THE EDITOR: I recently spent a week in Barbados watching the West Indies dominate a cricket test match against England. The weather was great and although the visiting supporters made up 80 per cent of the crowd, everyone seemed to be on their best behaviour.
You see, Barbados has generated the majority of its income from tourism for over 100 years and has developed the industry considerably over that time period. A mainstay of their tourism strategy is to encourage an ever-growing awareness of the need for the local population to constantly show their overseas guests a high level of courtesy and civility. Of course, we should all be showing a high level of courtesy and civility to everyone we interact with, not only our visitors.

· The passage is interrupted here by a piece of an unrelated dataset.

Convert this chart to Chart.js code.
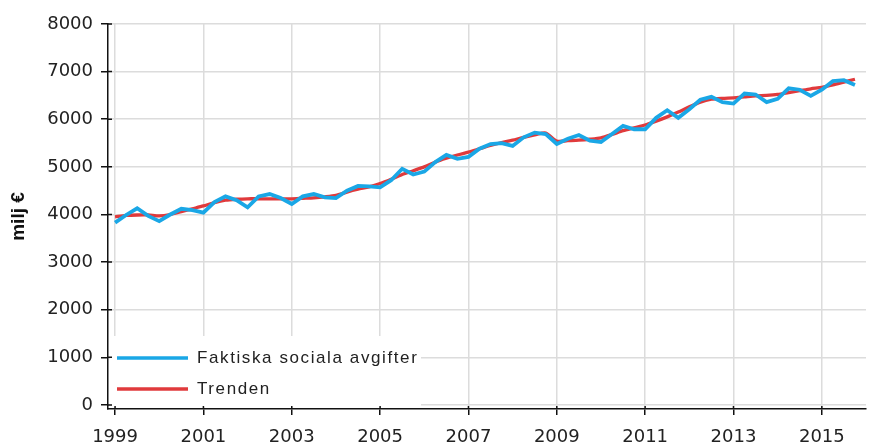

Now, I stayed in a popular 3 ½ star hotel on the South Coast called Coconut Court and here are some of the amenities and activities that were available on a daily basis. First up, one of the owners has a large private tour bus and he takes visitors all over the island, on a variety of tours, where he gives colourful commentary on places of interest. On Sunday nights a large motion picture screen is erected on the beach for movie night. On one day of the week a volleyball net is erected, and teams of visitors are formed, who play against each other. The action is filmed and shown on the main bar’s television screen in the evening. Everyday there are shopping tours and both daytime and moonlight boat cruises available. The bar and restaurant in the hotel are first class and there are a number of other top-class bars and restaurants, within walking distance. The hotel managers hold a weekly party on Tuesday nights to welcome new guests to the hotel.
The staff are all unfailingly polite and helpful. In this regard, we had an issue with the toilet in our bathroom fixed within half an hour. The hotel is generally full or nearly full all winter long as their marketing staff regularly attend major travel shows and have made deep connections with travel agents in North America, UK and Europe, among others.